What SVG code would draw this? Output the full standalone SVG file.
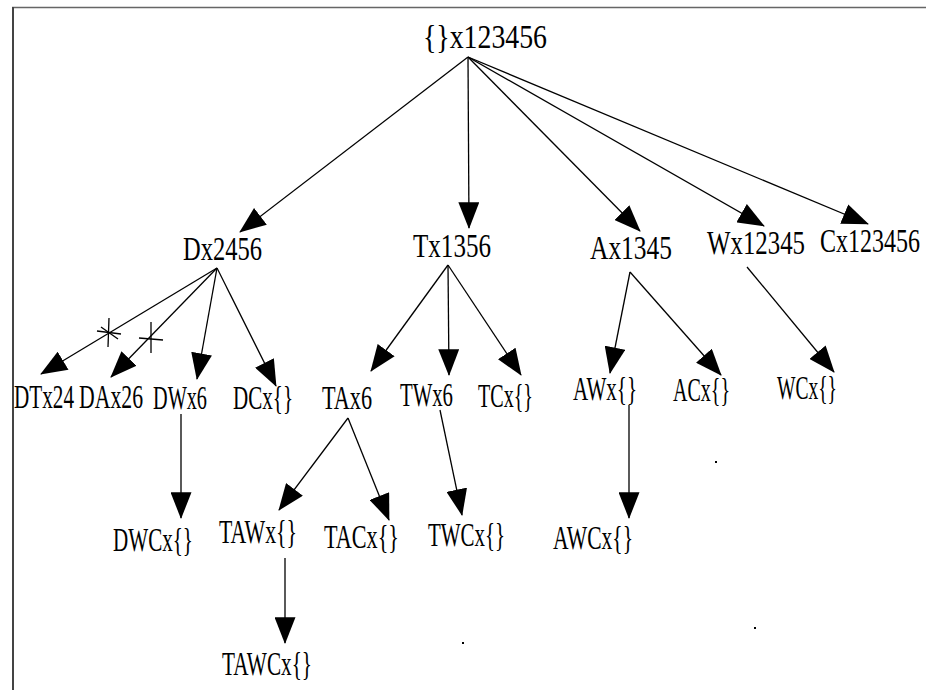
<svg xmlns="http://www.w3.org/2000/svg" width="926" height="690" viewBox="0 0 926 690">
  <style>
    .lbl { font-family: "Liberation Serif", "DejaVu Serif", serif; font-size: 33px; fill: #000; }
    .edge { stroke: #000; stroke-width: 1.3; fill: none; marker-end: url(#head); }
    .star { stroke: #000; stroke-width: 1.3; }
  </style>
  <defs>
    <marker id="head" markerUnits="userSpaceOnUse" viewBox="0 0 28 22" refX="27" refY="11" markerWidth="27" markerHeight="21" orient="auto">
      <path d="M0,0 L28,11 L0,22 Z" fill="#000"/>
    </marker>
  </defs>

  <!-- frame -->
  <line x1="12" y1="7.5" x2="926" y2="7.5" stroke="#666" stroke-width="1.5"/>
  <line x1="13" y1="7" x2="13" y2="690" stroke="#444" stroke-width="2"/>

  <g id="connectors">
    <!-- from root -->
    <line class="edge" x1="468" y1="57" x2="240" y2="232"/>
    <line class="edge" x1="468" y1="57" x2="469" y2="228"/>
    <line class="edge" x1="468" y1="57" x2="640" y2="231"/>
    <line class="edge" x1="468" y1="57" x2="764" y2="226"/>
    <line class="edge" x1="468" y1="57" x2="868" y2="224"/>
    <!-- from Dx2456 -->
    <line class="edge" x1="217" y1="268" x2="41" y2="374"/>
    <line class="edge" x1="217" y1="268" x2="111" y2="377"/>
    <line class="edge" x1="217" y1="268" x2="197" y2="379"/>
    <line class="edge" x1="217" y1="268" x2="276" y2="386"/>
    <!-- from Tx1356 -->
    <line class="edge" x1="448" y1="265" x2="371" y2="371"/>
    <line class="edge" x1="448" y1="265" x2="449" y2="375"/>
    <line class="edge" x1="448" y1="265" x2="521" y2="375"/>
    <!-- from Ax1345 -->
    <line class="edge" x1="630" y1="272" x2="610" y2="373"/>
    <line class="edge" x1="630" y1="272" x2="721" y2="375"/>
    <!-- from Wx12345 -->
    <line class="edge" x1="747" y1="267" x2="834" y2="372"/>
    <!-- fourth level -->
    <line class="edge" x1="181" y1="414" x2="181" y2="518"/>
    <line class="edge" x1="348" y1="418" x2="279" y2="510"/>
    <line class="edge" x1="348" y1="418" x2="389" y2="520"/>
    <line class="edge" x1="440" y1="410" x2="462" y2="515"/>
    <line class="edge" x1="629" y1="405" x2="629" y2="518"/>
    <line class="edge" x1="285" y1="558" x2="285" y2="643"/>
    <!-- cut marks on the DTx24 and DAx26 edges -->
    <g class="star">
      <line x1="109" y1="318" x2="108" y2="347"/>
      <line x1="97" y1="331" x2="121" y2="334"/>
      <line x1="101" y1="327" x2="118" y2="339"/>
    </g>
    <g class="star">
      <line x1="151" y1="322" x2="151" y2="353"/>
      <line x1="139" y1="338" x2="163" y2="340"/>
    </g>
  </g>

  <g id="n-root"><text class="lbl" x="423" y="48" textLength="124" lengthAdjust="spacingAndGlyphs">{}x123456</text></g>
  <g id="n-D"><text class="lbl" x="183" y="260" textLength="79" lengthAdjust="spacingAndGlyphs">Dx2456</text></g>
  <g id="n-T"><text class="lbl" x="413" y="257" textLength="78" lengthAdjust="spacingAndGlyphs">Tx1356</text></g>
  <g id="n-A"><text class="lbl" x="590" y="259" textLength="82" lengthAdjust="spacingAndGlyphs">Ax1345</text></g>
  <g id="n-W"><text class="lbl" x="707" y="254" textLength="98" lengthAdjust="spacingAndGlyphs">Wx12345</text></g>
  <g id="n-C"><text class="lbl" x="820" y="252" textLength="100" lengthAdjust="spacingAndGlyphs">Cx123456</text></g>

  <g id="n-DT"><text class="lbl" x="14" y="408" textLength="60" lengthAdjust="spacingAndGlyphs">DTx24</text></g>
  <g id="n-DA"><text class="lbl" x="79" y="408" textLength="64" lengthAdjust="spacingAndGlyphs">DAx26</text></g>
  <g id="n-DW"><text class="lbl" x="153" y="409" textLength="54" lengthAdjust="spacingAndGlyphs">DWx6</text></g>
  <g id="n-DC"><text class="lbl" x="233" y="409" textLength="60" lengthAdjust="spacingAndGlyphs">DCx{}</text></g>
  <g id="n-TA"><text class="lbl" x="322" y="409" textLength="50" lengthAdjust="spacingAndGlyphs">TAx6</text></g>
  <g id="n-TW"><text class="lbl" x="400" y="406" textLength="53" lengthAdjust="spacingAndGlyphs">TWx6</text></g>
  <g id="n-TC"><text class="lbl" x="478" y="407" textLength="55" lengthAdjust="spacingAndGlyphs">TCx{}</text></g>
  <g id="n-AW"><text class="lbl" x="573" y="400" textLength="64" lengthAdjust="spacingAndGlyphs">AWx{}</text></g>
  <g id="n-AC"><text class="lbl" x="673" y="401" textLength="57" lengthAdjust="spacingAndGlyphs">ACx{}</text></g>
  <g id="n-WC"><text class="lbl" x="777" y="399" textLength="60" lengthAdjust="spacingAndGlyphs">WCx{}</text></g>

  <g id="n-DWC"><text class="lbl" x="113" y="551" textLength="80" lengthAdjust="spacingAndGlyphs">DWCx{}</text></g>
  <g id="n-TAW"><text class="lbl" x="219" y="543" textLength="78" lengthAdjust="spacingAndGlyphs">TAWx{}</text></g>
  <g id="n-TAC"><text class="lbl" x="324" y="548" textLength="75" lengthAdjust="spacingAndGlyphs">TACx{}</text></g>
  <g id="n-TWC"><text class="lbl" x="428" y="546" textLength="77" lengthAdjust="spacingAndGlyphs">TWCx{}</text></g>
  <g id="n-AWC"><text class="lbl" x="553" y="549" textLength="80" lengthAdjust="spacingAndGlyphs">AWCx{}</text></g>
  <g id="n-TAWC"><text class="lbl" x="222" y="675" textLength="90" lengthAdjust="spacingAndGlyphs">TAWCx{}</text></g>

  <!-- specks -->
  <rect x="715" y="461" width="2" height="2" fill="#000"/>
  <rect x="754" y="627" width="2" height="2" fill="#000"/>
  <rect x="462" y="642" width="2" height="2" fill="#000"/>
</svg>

__________________________________________________

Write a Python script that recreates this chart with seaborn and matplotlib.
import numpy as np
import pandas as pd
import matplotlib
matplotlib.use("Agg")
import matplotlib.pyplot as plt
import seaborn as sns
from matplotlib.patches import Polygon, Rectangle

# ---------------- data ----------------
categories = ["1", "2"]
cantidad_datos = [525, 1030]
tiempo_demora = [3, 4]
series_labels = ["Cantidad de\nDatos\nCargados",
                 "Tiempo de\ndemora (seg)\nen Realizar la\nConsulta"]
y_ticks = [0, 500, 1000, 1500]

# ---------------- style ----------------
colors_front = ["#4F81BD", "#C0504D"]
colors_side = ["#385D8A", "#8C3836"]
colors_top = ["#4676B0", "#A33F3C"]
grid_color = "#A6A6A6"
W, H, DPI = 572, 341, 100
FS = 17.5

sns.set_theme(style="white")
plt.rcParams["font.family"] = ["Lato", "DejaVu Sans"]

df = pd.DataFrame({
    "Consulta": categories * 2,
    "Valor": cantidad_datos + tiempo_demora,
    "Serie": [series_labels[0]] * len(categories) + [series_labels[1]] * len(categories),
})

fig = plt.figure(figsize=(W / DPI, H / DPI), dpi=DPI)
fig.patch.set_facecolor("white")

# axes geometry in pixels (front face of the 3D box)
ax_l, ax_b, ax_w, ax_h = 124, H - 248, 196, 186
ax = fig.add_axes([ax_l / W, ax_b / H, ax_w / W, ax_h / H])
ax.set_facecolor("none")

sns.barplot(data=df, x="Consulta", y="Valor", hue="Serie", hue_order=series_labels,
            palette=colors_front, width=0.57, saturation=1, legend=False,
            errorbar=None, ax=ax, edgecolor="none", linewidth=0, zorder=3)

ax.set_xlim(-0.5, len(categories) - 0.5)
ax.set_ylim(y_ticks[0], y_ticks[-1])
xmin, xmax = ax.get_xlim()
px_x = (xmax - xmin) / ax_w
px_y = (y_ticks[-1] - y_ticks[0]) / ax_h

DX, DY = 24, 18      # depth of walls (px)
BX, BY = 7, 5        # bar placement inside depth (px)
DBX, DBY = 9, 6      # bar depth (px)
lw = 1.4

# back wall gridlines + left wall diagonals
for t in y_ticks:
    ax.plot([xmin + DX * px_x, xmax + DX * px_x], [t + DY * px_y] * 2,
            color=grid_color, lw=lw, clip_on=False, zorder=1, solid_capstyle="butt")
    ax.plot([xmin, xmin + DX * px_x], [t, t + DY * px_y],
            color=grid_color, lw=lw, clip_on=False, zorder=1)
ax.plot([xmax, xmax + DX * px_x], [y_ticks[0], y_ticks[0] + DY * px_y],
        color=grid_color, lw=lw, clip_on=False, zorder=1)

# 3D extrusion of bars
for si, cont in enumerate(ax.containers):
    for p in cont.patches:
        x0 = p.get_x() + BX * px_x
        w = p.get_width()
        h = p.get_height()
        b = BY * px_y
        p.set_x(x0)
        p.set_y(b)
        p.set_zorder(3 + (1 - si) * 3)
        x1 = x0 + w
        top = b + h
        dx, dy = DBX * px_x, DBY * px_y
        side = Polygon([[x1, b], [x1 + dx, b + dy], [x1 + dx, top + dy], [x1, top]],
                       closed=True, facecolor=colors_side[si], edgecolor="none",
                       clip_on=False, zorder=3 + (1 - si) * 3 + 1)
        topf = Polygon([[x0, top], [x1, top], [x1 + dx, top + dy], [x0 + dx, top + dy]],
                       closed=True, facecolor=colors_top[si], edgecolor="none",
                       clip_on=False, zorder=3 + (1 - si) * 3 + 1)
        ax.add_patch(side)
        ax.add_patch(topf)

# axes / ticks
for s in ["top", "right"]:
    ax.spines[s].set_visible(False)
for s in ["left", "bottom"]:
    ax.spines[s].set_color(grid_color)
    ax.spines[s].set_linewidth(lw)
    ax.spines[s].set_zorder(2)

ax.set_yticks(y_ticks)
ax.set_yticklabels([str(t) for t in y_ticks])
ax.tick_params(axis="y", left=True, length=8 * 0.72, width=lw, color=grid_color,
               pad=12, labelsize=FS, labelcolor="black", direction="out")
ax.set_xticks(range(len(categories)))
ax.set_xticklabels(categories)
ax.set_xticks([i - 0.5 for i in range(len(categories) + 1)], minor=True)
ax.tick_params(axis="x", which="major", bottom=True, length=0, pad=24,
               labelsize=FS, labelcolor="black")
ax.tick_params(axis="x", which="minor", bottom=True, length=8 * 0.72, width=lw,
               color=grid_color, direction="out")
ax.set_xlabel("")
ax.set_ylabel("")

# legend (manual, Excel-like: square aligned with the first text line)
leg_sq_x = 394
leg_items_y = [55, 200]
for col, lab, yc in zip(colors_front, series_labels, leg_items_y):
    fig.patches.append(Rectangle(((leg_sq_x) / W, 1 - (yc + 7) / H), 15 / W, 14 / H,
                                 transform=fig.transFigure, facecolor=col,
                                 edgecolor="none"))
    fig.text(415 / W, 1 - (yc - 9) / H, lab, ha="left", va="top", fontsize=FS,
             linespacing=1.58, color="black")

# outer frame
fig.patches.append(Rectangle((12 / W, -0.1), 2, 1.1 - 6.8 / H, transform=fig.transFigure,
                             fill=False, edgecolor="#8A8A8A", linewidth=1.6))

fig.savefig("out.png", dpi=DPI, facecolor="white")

__________________________________________________

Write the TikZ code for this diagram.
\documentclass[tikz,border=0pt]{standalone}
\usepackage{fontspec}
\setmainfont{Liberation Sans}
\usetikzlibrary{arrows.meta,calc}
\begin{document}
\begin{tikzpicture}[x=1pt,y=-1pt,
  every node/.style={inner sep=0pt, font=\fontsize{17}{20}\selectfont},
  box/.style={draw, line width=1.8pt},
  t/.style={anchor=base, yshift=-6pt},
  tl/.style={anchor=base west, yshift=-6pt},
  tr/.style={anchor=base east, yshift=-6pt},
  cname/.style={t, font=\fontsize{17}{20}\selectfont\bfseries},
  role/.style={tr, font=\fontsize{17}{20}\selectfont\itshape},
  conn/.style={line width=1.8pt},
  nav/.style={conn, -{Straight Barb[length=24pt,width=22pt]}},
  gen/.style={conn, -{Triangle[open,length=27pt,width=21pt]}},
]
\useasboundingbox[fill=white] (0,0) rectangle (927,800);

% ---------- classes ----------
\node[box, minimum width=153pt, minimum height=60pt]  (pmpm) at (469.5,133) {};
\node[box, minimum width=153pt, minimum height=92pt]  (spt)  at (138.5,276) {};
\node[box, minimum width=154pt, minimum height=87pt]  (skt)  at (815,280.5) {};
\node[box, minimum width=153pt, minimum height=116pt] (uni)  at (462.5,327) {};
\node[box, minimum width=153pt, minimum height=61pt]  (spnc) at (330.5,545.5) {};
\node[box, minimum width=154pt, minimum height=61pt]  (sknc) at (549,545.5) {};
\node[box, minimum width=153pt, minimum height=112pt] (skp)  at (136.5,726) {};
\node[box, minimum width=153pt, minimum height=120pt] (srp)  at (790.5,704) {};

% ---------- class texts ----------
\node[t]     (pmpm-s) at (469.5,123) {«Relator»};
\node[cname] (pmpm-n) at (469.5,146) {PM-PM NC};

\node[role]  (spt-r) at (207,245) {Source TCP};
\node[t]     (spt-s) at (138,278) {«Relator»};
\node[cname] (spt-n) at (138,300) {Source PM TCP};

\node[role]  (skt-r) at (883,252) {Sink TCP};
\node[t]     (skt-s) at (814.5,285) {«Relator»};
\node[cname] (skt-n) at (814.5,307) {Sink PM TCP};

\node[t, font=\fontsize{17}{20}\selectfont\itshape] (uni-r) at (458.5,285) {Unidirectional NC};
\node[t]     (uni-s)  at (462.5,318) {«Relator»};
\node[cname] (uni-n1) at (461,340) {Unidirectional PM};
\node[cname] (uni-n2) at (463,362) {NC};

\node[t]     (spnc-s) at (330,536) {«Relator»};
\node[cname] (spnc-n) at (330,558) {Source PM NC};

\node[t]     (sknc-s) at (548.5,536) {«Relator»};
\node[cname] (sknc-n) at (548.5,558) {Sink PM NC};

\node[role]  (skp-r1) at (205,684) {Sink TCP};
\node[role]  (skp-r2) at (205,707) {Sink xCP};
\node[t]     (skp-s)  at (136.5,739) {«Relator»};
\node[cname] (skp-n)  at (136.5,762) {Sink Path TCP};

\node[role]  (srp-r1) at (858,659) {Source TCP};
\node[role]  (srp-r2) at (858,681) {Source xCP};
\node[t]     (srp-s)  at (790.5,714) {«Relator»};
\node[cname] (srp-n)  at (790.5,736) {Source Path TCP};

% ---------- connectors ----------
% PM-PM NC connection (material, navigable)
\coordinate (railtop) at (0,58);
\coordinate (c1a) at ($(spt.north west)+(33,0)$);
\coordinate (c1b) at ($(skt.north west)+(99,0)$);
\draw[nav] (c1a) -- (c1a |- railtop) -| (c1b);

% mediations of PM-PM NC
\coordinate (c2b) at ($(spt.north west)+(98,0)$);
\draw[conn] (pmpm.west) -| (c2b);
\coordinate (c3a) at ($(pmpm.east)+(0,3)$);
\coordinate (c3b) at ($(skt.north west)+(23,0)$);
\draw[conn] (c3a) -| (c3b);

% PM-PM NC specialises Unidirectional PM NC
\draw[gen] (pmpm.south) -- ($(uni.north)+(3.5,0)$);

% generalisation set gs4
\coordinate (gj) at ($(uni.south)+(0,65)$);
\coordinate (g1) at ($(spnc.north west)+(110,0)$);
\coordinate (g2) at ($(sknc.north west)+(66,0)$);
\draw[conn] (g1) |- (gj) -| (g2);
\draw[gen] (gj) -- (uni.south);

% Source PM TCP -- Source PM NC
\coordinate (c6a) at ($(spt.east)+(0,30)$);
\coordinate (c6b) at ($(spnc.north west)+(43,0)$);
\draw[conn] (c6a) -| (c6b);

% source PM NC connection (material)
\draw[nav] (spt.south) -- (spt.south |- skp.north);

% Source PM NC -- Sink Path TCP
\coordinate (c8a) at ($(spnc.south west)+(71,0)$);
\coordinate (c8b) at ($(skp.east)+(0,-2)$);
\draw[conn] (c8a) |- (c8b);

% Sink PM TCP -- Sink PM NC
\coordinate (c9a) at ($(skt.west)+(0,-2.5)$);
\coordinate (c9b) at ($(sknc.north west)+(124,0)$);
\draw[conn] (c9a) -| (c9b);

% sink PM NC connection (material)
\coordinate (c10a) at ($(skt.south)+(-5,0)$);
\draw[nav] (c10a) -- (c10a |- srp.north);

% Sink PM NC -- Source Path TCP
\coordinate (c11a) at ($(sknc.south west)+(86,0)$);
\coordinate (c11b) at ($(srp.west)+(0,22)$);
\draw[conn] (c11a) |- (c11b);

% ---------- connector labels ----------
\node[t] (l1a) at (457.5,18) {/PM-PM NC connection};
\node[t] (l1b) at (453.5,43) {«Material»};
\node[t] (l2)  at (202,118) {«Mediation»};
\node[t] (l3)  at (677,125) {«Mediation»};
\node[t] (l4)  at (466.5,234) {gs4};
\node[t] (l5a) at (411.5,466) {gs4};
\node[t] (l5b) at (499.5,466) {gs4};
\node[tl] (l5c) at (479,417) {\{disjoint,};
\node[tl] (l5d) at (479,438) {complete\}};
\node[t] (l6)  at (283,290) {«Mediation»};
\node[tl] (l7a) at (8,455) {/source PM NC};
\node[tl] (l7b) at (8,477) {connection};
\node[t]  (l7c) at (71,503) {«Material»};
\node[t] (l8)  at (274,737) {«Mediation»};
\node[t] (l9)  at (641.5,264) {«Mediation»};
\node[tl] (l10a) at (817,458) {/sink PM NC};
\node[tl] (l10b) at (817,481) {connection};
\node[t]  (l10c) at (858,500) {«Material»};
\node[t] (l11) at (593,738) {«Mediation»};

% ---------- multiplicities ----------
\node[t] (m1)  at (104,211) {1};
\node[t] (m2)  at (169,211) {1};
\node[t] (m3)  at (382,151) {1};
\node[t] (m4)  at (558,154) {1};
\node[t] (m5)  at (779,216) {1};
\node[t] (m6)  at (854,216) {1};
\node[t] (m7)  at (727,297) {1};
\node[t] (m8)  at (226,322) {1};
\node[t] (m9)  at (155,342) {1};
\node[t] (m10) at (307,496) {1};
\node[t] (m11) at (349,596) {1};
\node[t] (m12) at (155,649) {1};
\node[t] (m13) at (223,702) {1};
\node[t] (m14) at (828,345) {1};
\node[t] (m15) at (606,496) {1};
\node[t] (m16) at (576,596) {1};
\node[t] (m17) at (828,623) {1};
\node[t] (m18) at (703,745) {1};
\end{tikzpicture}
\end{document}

__________________________________________________

WHAT THE TASK REQUIRES: Gather every line from the entries above where the word "with" appears, and copy them.

RESULT FOR THIS TASK:
Write a Python script that recreates this chart with seaborn and matplotlib.
# legend (manual, Excel-like: square aligned with the first text line)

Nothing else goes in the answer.